(Entries from a dataset)
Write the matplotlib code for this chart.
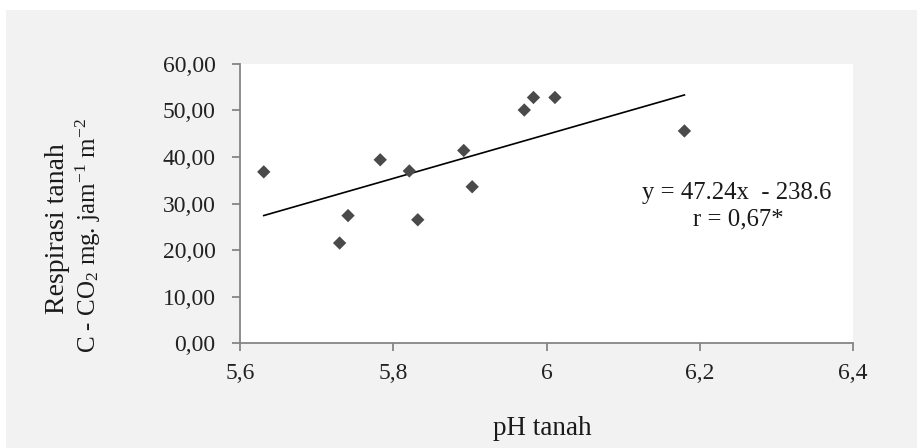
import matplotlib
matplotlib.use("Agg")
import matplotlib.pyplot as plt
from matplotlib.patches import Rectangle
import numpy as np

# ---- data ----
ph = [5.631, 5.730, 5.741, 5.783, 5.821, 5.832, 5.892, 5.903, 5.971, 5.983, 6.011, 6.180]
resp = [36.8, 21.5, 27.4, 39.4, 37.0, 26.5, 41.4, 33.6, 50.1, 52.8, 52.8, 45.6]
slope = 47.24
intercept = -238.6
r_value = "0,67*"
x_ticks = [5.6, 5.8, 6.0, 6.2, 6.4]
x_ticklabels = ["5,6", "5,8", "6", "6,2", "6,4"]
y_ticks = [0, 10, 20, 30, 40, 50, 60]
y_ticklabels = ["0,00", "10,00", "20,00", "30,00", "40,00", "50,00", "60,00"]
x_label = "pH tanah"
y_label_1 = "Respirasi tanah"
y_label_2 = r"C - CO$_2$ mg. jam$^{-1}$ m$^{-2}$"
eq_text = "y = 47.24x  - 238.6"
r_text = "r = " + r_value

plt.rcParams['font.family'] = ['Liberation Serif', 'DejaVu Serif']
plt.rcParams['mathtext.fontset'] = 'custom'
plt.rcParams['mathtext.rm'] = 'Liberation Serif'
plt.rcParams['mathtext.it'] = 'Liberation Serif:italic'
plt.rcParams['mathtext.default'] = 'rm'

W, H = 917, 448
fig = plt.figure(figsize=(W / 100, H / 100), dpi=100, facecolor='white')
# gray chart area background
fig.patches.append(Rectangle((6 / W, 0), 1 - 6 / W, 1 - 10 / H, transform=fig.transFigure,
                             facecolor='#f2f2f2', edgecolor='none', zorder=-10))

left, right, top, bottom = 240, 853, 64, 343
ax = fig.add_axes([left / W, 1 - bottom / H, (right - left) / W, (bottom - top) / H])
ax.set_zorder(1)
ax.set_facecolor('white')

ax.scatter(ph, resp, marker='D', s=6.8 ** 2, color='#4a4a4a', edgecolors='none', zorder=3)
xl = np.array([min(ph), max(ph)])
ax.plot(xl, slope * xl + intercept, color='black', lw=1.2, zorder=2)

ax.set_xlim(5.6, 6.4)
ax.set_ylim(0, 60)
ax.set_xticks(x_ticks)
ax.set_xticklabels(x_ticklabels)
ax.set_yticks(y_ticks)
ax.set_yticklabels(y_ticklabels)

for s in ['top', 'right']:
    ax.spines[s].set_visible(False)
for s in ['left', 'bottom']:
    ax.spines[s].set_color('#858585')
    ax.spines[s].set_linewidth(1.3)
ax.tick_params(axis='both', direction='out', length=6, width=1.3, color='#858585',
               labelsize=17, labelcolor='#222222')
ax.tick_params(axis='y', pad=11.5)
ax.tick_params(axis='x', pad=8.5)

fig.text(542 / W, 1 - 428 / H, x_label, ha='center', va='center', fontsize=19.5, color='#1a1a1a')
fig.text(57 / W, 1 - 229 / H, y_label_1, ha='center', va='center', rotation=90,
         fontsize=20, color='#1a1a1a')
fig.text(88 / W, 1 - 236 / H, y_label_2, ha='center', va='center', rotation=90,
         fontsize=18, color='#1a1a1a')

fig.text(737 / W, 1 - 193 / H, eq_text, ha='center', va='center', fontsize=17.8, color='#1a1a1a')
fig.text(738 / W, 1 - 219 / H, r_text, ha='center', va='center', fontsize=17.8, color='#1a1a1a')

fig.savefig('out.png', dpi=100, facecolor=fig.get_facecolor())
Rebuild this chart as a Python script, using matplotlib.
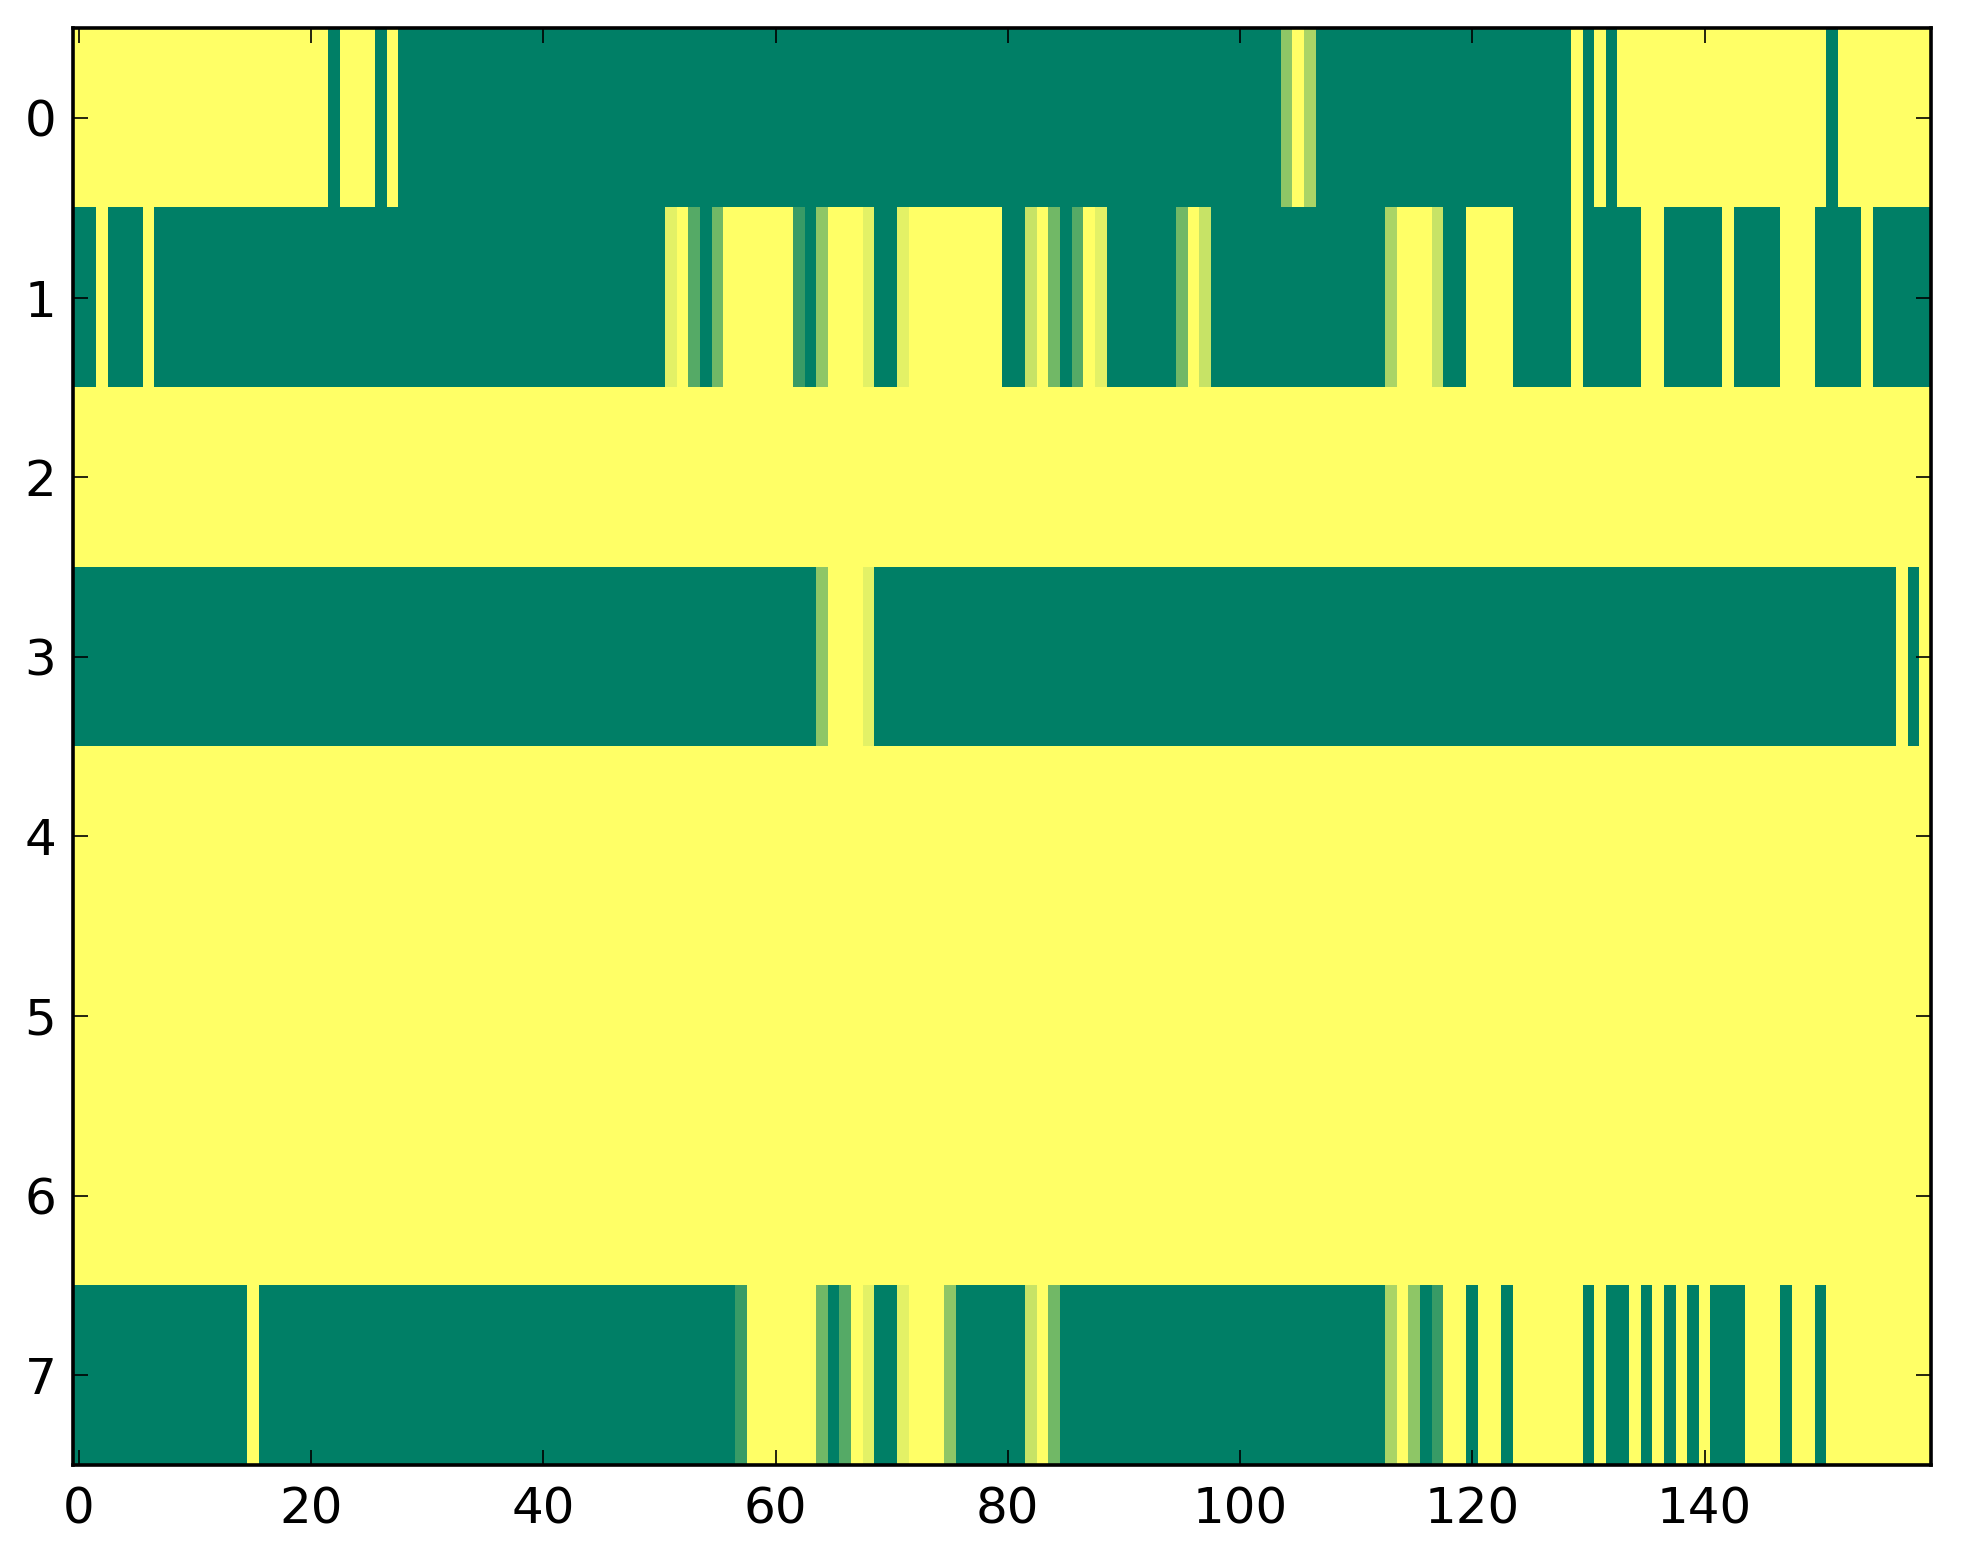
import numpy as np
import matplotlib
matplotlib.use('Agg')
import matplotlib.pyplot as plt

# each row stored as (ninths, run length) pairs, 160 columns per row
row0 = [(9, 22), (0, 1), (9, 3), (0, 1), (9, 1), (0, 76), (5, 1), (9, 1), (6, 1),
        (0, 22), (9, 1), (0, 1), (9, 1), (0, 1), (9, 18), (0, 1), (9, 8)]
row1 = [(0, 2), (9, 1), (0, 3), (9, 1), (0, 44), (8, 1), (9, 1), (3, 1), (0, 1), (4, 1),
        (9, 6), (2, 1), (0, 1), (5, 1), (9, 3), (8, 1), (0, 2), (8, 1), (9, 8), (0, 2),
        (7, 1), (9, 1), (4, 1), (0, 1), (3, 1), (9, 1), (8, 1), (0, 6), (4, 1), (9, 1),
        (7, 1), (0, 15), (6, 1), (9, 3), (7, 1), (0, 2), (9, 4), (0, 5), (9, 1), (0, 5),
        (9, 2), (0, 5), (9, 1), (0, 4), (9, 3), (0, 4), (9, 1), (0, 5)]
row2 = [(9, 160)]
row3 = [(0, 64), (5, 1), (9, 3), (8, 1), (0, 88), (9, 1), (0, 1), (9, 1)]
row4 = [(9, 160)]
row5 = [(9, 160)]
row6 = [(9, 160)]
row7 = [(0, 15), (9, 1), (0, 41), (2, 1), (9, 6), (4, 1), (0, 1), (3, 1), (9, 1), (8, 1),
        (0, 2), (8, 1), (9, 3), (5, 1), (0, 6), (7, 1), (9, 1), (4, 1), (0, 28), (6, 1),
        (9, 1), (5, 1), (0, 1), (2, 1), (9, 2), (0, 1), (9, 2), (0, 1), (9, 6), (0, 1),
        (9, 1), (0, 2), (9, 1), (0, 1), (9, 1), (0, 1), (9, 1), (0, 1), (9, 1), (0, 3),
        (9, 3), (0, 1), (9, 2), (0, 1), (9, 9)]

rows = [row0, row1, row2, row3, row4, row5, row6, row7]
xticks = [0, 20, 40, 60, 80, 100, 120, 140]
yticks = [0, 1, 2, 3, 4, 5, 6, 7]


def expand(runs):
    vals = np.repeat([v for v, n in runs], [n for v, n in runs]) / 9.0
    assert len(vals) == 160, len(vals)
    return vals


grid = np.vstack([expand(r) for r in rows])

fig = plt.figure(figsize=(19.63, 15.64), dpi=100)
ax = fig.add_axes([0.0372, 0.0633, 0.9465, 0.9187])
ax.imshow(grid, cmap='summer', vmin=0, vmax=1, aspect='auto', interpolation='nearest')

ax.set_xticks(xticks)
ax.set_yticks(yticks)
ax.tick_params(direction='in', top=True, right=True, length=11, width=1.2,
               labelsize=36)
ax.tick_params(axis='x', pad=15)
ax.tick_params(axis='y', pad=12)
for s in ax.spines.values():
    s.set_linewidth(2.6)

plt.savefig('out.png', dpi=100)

◆ The task ◆
Find and count the lines of the data that include the string "this", and report that figure by itself.

◆ Task output ◆
2